(i) We have the equations:

\(a + \frac{1}{2}b = 5\)

\(a - b = 11\)

Solving these simultaneously:

From \(a - b = 11\), we get \(a = 11 + b\).

Substitute into \(a + \frac{1}{2}b = 5\):

\(11 + b + \frac{1}{2}b = 5\)

\(11 + \frac{3}{2}b = 5\)

\(\frac{3}{2}b = -6\)

\(b = -4\)

Substitute \(b = -4\) into \(a = 11 + b\):

\(a = 11 - 4 = 7\)

Thus, \(a = 7\) and \(b = -4\).

(ii) The function \(f(x) = a + b \cos x\) has a range determined by the maximum and minimum values of \(\cos x\), which are 1 and -1, respectively.

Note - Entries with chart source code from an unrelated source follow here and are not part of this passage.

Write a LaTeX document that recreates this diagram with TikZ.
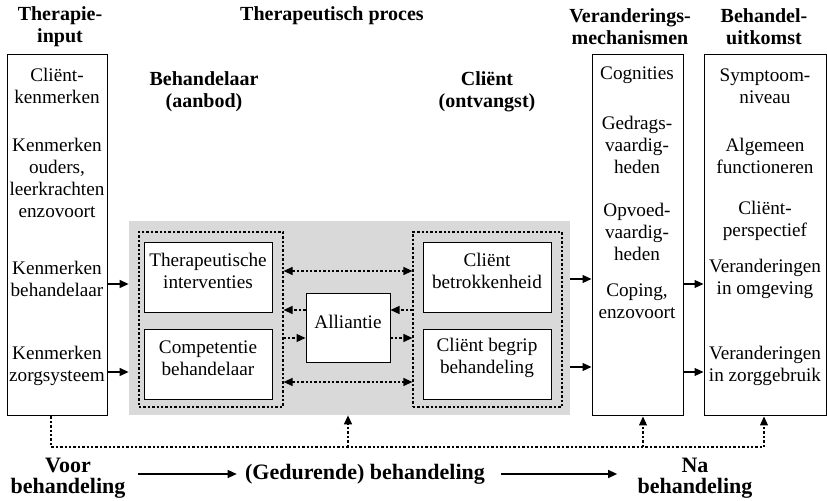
\documentclass[tikz,border=0pt]{standalone}
\usepackage{fontspec}
\setmainfont{Liberation Serif}
\usetikzlibrary{positioning, arrows.meta, fit}

\begin{document}
\begin{tikzpicture}[
        x=0.5pt, y=-0.5pt,
        >={Triangle[length=4.5pt,width=4pt]},
        font=\fontsize{9.6}{11}\selectfont,
        box/.style={draw, line width=0.5pt, inner sep=0pt, align=center},
        dotbox/.style={draw, inner sep=0pt, line width=0.6pt, dash pattern=on 1.2pt off 1pt},
        txt/.style={align=center, inner sep=0pt},
        head/.style={align=center, inner sep=0pt, font=\fontsize{10}{11}\selectfont\bfseries},
        foot/.style={align=center, inner sep=0pt, font=\fontsize{11}{10.5}\selectfont\bfseries},
        flow/.style={->, line width=0.6pt},
        dots/.style={line width=0.6pt, dash pattern=on 1.2pt off 1pt}
    ]
    \useasboundingbox (0,0) rectangle (827,501);

    % headers
    \node[head] (hinput) at (60,27) {Therapie-\\input};
    \node[head] (hproces) at (332,16) {Therapeutisch proces};
    \node[head] (hmech) at (630,27) {Veranderings-\\mechanismen};
    \node[head] (huitkomst) at (764,27) {Behandel-\\uitkomst};
    \node[head] (hbehandelaar) at (204,92) {Behandelaar\\(aanbod)};
    \node[head] (hclient) at (487,92) {Cliënt\\(ontvangst)};

    % columns
    \node[box, fit={(8,55) (107,416)}] (input) {};
    \node[box, fit={(592,55) (683,416)}] (mech) {};
    \node[box, fit={(704,55) (826,416)}] (uitkomst) {};

    \node[txt] (in1) at (57,86) {Cliënt-\\kenmerken};
    \node[txt] (in2) at (57,178) {Kenmerken\\ouders,\\leerkrachten\\enzovoort};
    \node[txt] (in3) at (57,279) {Kenmerken\\behandelaar};
    \node[txt] (in4) at (57,366) {Kenmerken\\zorgsysteem};

    \node[txt] (me1) at (637,75) {Cognities};
    \node[txt] (me2) at (637,145) {Gedrags-\\vaardig-\\heden};
    \node[txt] (me3) at (637,232) {Opvoed-\\vaardig-\\heden};
    \node[txt] (me4) at (637,301) {Coping,\\enzovoort};

    \node[txt] (ui1) at (765,86) {Symptoom-\\niveau};
    \node[txt] (ui2) at (765,156) {Algemeen\\functioneren};
    \node[txt] (ui3) at (765,221) {Cliënt-\\perspectief};
    \node[txt] (ui4) at (765,279) {Veranderingen\\in omgeving};
    \node[txt] (ui5) at (765,366) {Veranderingen\\in zorggebruik};

    % therapeutisch proces
    \node[fit={(129,221) (570,415)}, inner sep=0pt, fill=black!15] (proces) {};
    \node[dotbox, fit={(139,232) (283,407)}] (behandelaar) {};
    \node[dotbox, fit={(413,232) (562,407)}] (client) {};
    \node[box, fill=white, fit={(144,243) (272,313)}] (interventies) {Therapeutische\\interventies};
    \node[box, fill=white, fit={(144,330) (272,400)}] (competentie) {Competentie\\behandelaar};
    \node[box, fill=white, fit={(423,243) (551,313)}] (betrokkenheid) {Cliënt\\betrokkenheid};
    \node[box, fill=white, fit={(423,330) (551,400)}] (begrip) {Cliënt begrip\\behandeling};
    \node[box, fill=white, fit={(306,294) (390,363)}] (alliantie) {Alliantie};

    \draw[dots, <->] (behandelaar.east |- 0,271) -- (client.west |- 0,271);
    \draw[dots, <->] (behandelaar.east |- 0,382) -- (client.west |- 0,382);
    \draw[dots, ->] (alliantie.west |- 0,310) -- (behandelaar.east |- 0,310);
    \draw[dots, ->] (behandelaar.east |- 0,338) -- (alliantie.west |- 0,338);
    \draw[dots, ->] (client.west |- 0,310) -- (alliantie.east |- 0,310);
    \draw[dots, ->] (alliantie.east |- 0,338) -- (client.west |- 0,338);

    % flow between columns
    \draw[flow] (input.east |- 0,284) -- (proces.west |- 0,284);
    \draw[flow] (input.east |- 0,372) -- (proces.west |- 0,372);
    \draw[flow] (proces.east |- 0,279) -- (mech.west |- 0,279);
    \draw[flow] (proces.east |- 0,367) -- (mech.west |- 0,367);
    \draw[flow] (mech.east |- 0,284) -- (uitkomst.west |- 0,284);
    \draw[flow] (mech.east |- 0,372) -- (uitkomst.west |- 0,372);

    % tijdlijn
    \coordinate (tl) at (51,447);
    \coordinate (tp) at (348,447);
    \coordinate (tm) at (643,447);
    \coordinate (tr) at (764,447);
    \draw[dots] (input.south -| tl) -- (tl) -- (tr);
    \draw[dots, ->] (tp) -- (proces.south -| tp);
    \draw[dots, ->] (tm) -- (mech.south -| tm);
    \draw[dots, ->] (tr) -- (uitkomst.south -| tr);

    \node[foot] (voor) at (68,478) {Voor\\behandeling};
    \node[foot] (tijdens) at (365,474) {(Gedurende) behandeling};
    \node[foot] (na) at (695,478) {Na\\behandeling};
    \draw[flow, shorten <=6pt, shorten >=4pt] (voor.east |- tijdens) -- (tijdens);
    \draw[flow, shorten <=8pt, shorten >=10pt] (tijdens) -- (na.west |- tijdens);
\end{tikzpicture}
\end{document}
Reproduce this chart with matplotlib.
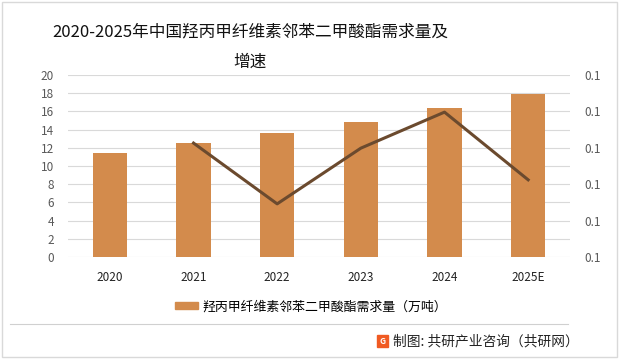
import matplotlib.pyplot as plt
from matplotlib.patches import Rectangle, Patch
from matplotlib.ticker import FormatStrFormatter

plt.rcParams['font.family'] = ['Noto Sans CJK SC', 'DejaVu Sans']

years = ["2020", "2021", "2022", "2023", "2024", "2025E"]
demand = [11.4, 12.5, 13.6, 14.8, 16.4, 17.9]
growth_years = ["2021", "2022", "2023", "2024", "2025E"]
growth = [0.1213, 0.1046, 0.1199, 0.1298, 0.1112]

bar_color = "#D38B4C"
line_color = "#6B4A2E"
grid_color = "#D9D9D9"
tick_color = "#595959"

fig = plt.figure(figsize=(6.19, 3.59), dpi=100)
ax = fig.add_axes([68 / 619, 1 - 257 / 359, 502 / 619, 182 / 359])

x = list(range(len(years)))
ax.bar(x, demand, width=0.41, color=bar_color, zorder=2)
ax.set_ylim(0, 20)
ax.set_yticks(range(0, 21, 2))
ax.set_xlim(-0.5, len(years) - 0.5)
ax.set_xticks(x)
ax.set_xticklabels(years)
ax.grid(axis="y", color=grid_color, linewidth=0.8, zorder=0)
for s in ax.spines.values():
    s.set_visible(False)
ax.tick_params(length=0, labelsize=8.5, colors=tick_color)
ax.tick_params(axis="x", pad=10, colors="#222222")
ax.tick_params(axis="y", pad=10)

ax2 = ax.twinx()
gx = [years.index(y) for y in growth_years]
ax2.plot(gx, growth, color=line_color, linewidth=2.2, zorder=3)
ax2.set_ylim(0.09, 0.14)
ax2.set_yticks([0.09, 0.10, 0.11, 0.12, 0.13, 0.14])
ax2.yaxis.set_major_formatter(FormatStrFormatter("%.1f"))
for s in ax2.spines.values():
    s.set_visible(False)
ax2.tick_params(length=0, labelsize=8.5, colors=tick_color, pad=10)

fig.text(250 / 619, 1 - 32 / 359, "2020-2025年中国羟丙甲纤维素邻苯二甲酸酯需求量及",
         ha="center", va="center", fontsize=12, color="#111111")
fig.text(250 / 619, 1 - 62 / 359, "增速", ha="center", va="center",
         fontsize=12, color="#111111")

fig.legend(handles=[Patch(color=bar_color, label="羟丙甲纤维素邻苯二甲酸酯需求量（万吨）")],
           loc="center", bbox_to_anchor=(311 / 619, 1 - 307 / 359), frameon=False,
           fontsize=9.3, handlelength=1.8, handleheight=0.45, handletextpad=0.3)

fig.add_artist(plt.Line2D([10 / 619, 568 / 619], [1 - 324 / 359, 1 - 324 / 359],
                          color="#D0D0D0", linewidth=0.8))
fig.add_artist(Rectangle((377 / 619, 1 - 347 / 359), 11 / 619, 12 / 359,
                         color="#F05A22", transform=fig.transFigure))
fig.text(382.5 / 619, 1 - 341 / 359, "G", ha="center", va="center",
         fontsize=6, color="white", fontweight="bold")
fig.text(393 / 619, 1 - 341 / 359, "制图: 共研产业咨询（共研网）", ha="left",
         va="center", fontsize=9.9, color="#222222")

fig.add_artist(Rectangle((2 / 619, 2 / 359), 615 / 619, 355 / 359, fill=False,
                         edgecolor="#D9D9D9", linewidth=1, transform=fig.transFigure))

fig.savefig("out.png", dpi=100)
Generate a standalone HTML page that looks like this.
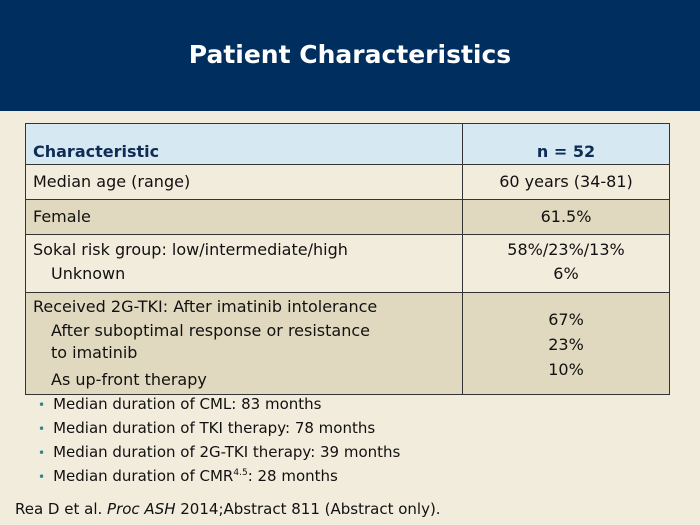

Thus, the range of \(f(x)\) is:

\(a + b \leq f(x) \leq a - b\)

Substitute \(a = 7\) and \(b = -4\):

\(7 - 4 \leq f(x) \leq 7 + 4\)

\(3 \leq f(x) \leq 11\)

For \(f(x) = k\) to have no solution, \(k\) must be outside this range:

\(k < 3\) or \(k > 11\).